Se parli di "irlandese", che qua sarebbe un nome, basta aggiungere "donna/ragazza/gata/monaca/scuadra" o quello che corrisponda


----------



## carlito84

OK Neuromante... ma in tutto ciò "al fondo" come renderlo?


----------



## flljob

Irlandesa es otro adjetivo, pero usado como sustantivo. Sí parece el título de un cuadro: con ragazza irlandese sullo sfondo. ¿Se diría así?


----------



## carlito84

Por supuesto Flljob!  Gracias.


----------



## flljob

Non sarebbe meglio "con donna irlandese sullo sfondo"?


----------



## carlito84

Sì sì... ofrece un sentido mejor... Perfecto de esta manera!


----------



## Geviert

Sinceramente no estoy de acuerdo con la interpretación que dan. Primero, al fondo no es adjetivo, como bien afirma Neuro. Si se menciona "al fondo" y se habla de un auto, vuol dire _in fondo nella vettura.  _

"Sullo fondo", en el sentido paesaggistico que le quieres dar, Carlitos, sarebbe "con irlandesa *de *fondo".


----------



## carlito84

Entonces, Geviert, ¿tù qué tradución italiana harías de la frase inicial?


----------



## Geviert

Ma dimmi una cosa prima: quest' "irlandesa" si riferisce alla nazionalità della ragazza di cui racconta il tizio? Senza articolo mi sembra strano.


----------



## flljob

*7.* prep. Precisa el lugar o tiempo en que sucede algo. _Le cogieron a la puerta._ _Firmaré a la noche.
_*8.* prep. Indica la situación de alguien o algo. _A la derecha del director._ _A oriente._ _A occidente
_
Como puedes ver, la preposición a también indica lugar, situación.
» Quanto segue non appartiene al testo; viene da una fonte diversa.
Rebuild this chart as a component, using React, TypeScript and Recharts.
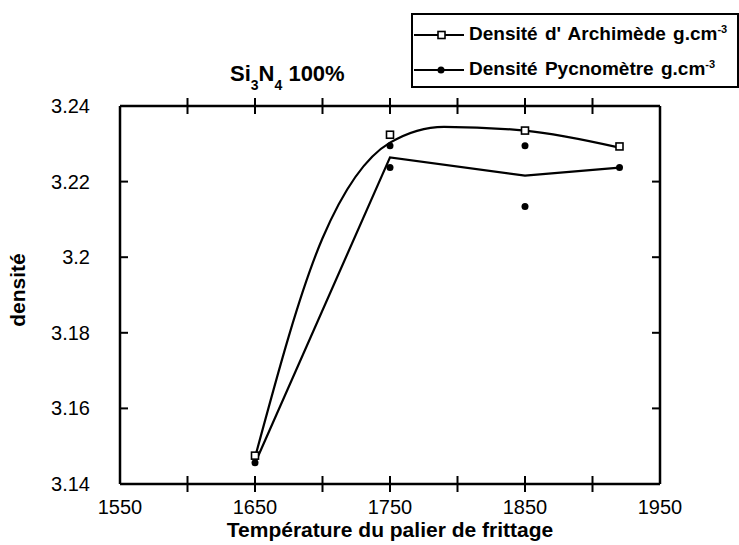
import React from 'react'
import { ComposedChart, Line, Scatter, XAxis, YAxis, Legend, Label } from 'recharts'

const FONT = '"Liberation Sans", Arial, Helvetica, sans-serif'

const archiTemps = [1650, 1750, 1850, 1920]
const archiValues = [3.1475, 3.2324, 3.2335, 3.2293]
const pycnoTemps = [1650, 1750, 1750, 1850, 1850, 1920]
const pycnoValues = [3.1456, 3.2295, 3.2237, 3.2295, 3.2134, 3.2237]

// drawn curves
const archiFitTemps = [1650, 1700, 1750, 1790, 1850, 1920]
const archiFitValues = [3.147, 3.205, 3.2303, 3.2345, 3.2335, 3.229]
const pycnoMeanTemps = [1650, 1750, 1850, 1920]
const pycnoMeanValues = [3.1455, 3.2264, 3.2216, 3.2237]

const xTicks = [1550, 1600, 1650, 1700, 1750, 1800, 1850, 1900, 1950]
const yTicks = [3.14, 3.16, 3.18, 3.2, 3.22, 3.24]

const zip = (ts: number[], vs: number[]) => ts.map((t, i) => ({ t, d: vs[i] }))

const archiData = zip(archiTemps, archiValues)
const pycnoData = zip(pycnoTemps, pycnoValues)
const archiFit = zip(archiFitTemps, archiFitValues)
const pycnoMean = zip(pycnoMeanTemps, pycnoMeanValues)

const BottomTick = (props: any) => {
  const { x, y, payload } = props
  const v = payload.value
  const inner = v !== 1550 && v !== 1950
  return (
    <g>
      {inner && <line x1={x} x2={x} y1={y - 8} y2={y + 8} stroke="#000" strokeWidth={2} />}
      {(v - 1550) % 100 === 0 && (
        <text x={x} y={y + 30} textAnchor="middle" fontSize={20} fontFamily={FONT} fill="#000">
          {v}
        </text>
      )}
    </g>
  )
}

const TopTick = (props: any) => {
  const { x, y, payload } = props
  if (payload.value === 1550 || payload.value === 1950) return <g />
  return <line x1={x} x2={x} y1={y - 8} y2={y + 8} stroke="#000" strokeWidth={2} />
}

const LeftTick = (props: any) => {
  const { x, y, payload } = props
  const v = payload.value
  const inner = v !== 3.14 && v !== 3.24
  return (
    <g>
      {inner && <line x1={x} x2={x + 8} y1={y} y2={y} stroke="#000" strokeWidth={2} />}
      <text x={x - 30} y={y + 7} textAnchor="end" fontSize={20} fontFamily={FONT} fill="#000">
        {v}
      </text>
    </g>
  )
}

const RightTick = (props: any) => {
  const { x, y, payload } = props
  if (payload.value === 3.14 || payload.value === 3.24) return <g />
  return <line x1={x - 8} x2={x} y1={y} y2={y} stroke="#000" strokeWidth={2} />
}

const TitleLabel = (props: any) => {
  const { viewBox } = props
  return (
    <text x={viewBox.x + 110} y={viewBox.y - 15} fontSize={22} fontWeight="bold" fontFamily={FONT} fill="#000">
      <tspan>Si</tspan>
      <tspan fontSize={14} dy={9}>3</tspan>
      <tspan dy={-9}>N</tspan>
      <tspan fontSize={14} dy={9}>4</tspan>
      <tspan dy={-9}> 100%</tspan>
    </text>
  )
}

const YTitle = (props: any) => {
  const { viewBox } = props
  const cx = viewBox.x - 35
  const cy = viewBox.y + viewBox.height / 2 - 5
  return (
    <text
      x={cx}
      y={cy}
      transform={`rotate(-90, ${cx}, ${cy})`}
      textAnchor="middle"
      fontSize={21}
      fontWeight="bold"
      fontFamily={FONT}
      fill="#000"
    >
      densité
    </text>
  )
}

const SquareMark = (props: any) => (
  <rect x={props.cx - 3.5} y={props.cy - 3.5} width={7} height={7} fill="#fff" stroke="#000" strokeWidth={1.6} />
)

const DotMark = (props: any) => <circle cx={props.cx} cy={props.cy} r={3.5} fill="#000" />

const LegendBox = () => {
  const row = (square: boolean, text: string) => (
    <div style={{ display: 'flex', alignItems: 'center', height: 35 }}>
      <svg width={56} height={14} style={{ flex: 'none' }}>
        <line x1={1} x2={51} y1={7} y2={7} stroke="#000" strokeWidth={2} />
        {square ? (
          <rect x={25} y={3.5} width={7} height={7} fill="#fff" stroke="#000" strokeWidth={1.6} />
        ) : (
          <circle cx={28} cy={7} r={3.5} fill="#000" />
        )}
      </svg>
      <span style={{ wordSpacing: 2 }}>
        {text}
        <sup style={{ fontSize: 11 }}>-3</sup>
      </span>
    </div>
  )
  return (
    <div
      style={{
        border: '2px solid #000',
        background: '#fff',
        fontFamily: FONT,
        fontWeight: 'bold',
        fontSize: 19,
        color: '#000',
        padding: '2px 0',
        whiteSpace: 'nowrap',
        boxSizing: 'border-box',
        height: 75,
      }}
    >
      {row(true, "Densité d' Archimède g.cm")}
      {row(false, 'Densité Pycnomètre g.cm')}
    </div>
  )
}

export default function App() {
  return (
    <div style={{ position: 'absolute', left: 0, top: 0, background: '#fff' }}>
      <ComposedChart width={739} height={545} margin={{ top: 96, right: 69, bottom: 6, left: 60 }}>
        <XAxis
          xAxisId="bottom"
          dataKey="t"
          type="number"
          domain={[1550, 1950]}
          ticks={xTicks}
          interval={0}
          height={55}
          tickSize={0}
          tickMargin={0}
          tick={<BottomTick />}
          axisLine={{ stroke: '#000', strokeWidth: 2.5 }}
          allowDataOverflow
        >
          <Label
            value="Température du palier de frittage"
            position="insideBottom"
            offset={2}
            fontSize={21}
            fontWeight="bold"
            fontFamily={FONT}
            fill="#000"
          />
        </XAxis>
        <XAxis
          xAxisId="top"
          orientation="top"
          dataKey="t"
          type="number"
          domain={[1550, 1950]}
          ticks={xTicks}
          interval={0}
          height={10}
          tickSize={0}
          tickMargin={0}
          tick={<TopTick />}
          axisLine={{ stroke: '#000', strokeWidth: 2.5 }}
          allowDataOverflow
        >
          <Label content={<TitleLabel />} />
        </XAxis>
        <YAxis
          yAxisId="left"
          type="number"
          domain={[3.14, 3.24]}
          ticks={yTicks}
          interval={0}
          width={60}
          tickSize={0}
          tickMargin={0}
          tick={<LeftTick />}
          axisLine={{ stroke: '#000', strokeWidth: 2.5 }}
          allowDataOverflow
        >
          <Label content={<YTitle />} />
        </YAxis>
        <YAxis
          yAxisId="right"
          orientation="right"
          type="number"
          domain={[3.14, 3.24]}
          ticks={yTicks}
          interval={0}
          width={10}
          tickSize={0}
          tickMargin={0}
          tick={<RightTick />}
          axisLine={{ stroke: '#000', strokeWidth: 2.5 }}
          allowDataOverflow
        />
        <Legend
          layout="vertical"
          align="center"
          verticalAlign="middle"
          content={<LegendBox />}
          wrapperStyle={{ left: 411, top: 13, width: 328, height: 75 }}
        />
        <Line
          xAxisId="bottom"
          yAxisId="left"
          data={archiFit}
          dataKey="d"
          type="monotone"
          stroke="#000"
          strokeWidth={2.2}
          dot={false}
          activeDot={false}
          isAnimationActive={false}
          name="Densité d' Archimède g.cm-3"
        />
        <Line
          xAxisId="bottom"
          yAxisId="left"
          data={pycnoMean}
          dataKey="d"
          type="linear"
          stroke="#000"
          strokeWidth={2.2}
          dot={false}
          activeDot={false}
          isAnimationActive={false}
          name="Densité Pycnomètre g.cm-3"
        />
        <Scatter
          xAxisId="bottom"
          yAxisId="left"
          data={archiData}
          dataKey="d"
          shape={<SquareMark />}
          isAnimationActive={false}
        />
        <Scatter
          xAxisId="bottom"
          yAxisId="left"
          data={pycnoData}
          dataKey="d"
          shape={<DotMark />}
          isAnimationActive={false}
        />
      </ComposedChart>
    </div>
  )
}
El título de un poema es "*Naturaleza muerta con fondo marino".

*


----------



## Geviert

flljob said:


> *7.* prep. Precisa el lugar o tiempo en que sucede algo. _Le cogieron a la puerta._ _Firmaré a la noche.
> _*8.* prep. Indica la situación de alguien o algo. _A la derecha del director._ _A oriente._ _A occidente
> _
> Como puedes ver, la preposición a también indica lugar, situación.
> 
> El título de un poema es "*Naturaleza muerta con fondo marino".
> 
> *



En efecto Job, por eso traduzco "*in* fondo".


----------



## carlito84

Geviert said:


> Ma dimmi una cosa prima: quest' "irlandesa" si riferisce alla nazionalità della ragazza di cui racconta il tizio? Senza articolo mi sembra strano.



Sì, "irlandesa" si riferisce alla ragazza. Credo che la descrizione sia voluta in questo modo... come appunto il titolo di un quadro!


----------



## Geviert

Allora se sei convinto, siamo  più che a postoooo! toh!


----------



## carlito84

Un momento un momento un momento!!!  Mi è appena nato un dubbio... Può essere che "al fondo" sia collegato a "traicionar"???


----------



## Geviert

Beh, allora siamo messi proprio male! Vediamo: quel "al fondo" dipende da quale fondo sta parlando il personaggio. Tutto è possibile in questo mondo dimenticato da Dio: in fondo all'auto, la ragazza "sullo sfondo", "irlandesa con fondo marino", "al fondo (del mar)". Se ci metti il paragrafo, bene, altrimenti ciccia!


----------



## Geviert

Sullo sfondo sembra più plausibile. Potresti mettere ciò che segue?


----------



## carlito84

Questo era un flashback... finisce qui.


----------



## Geviert

Se non ci sono più elementi, allora vuol dire _con irlandesa al fondo (de aquella linda historia). _


----------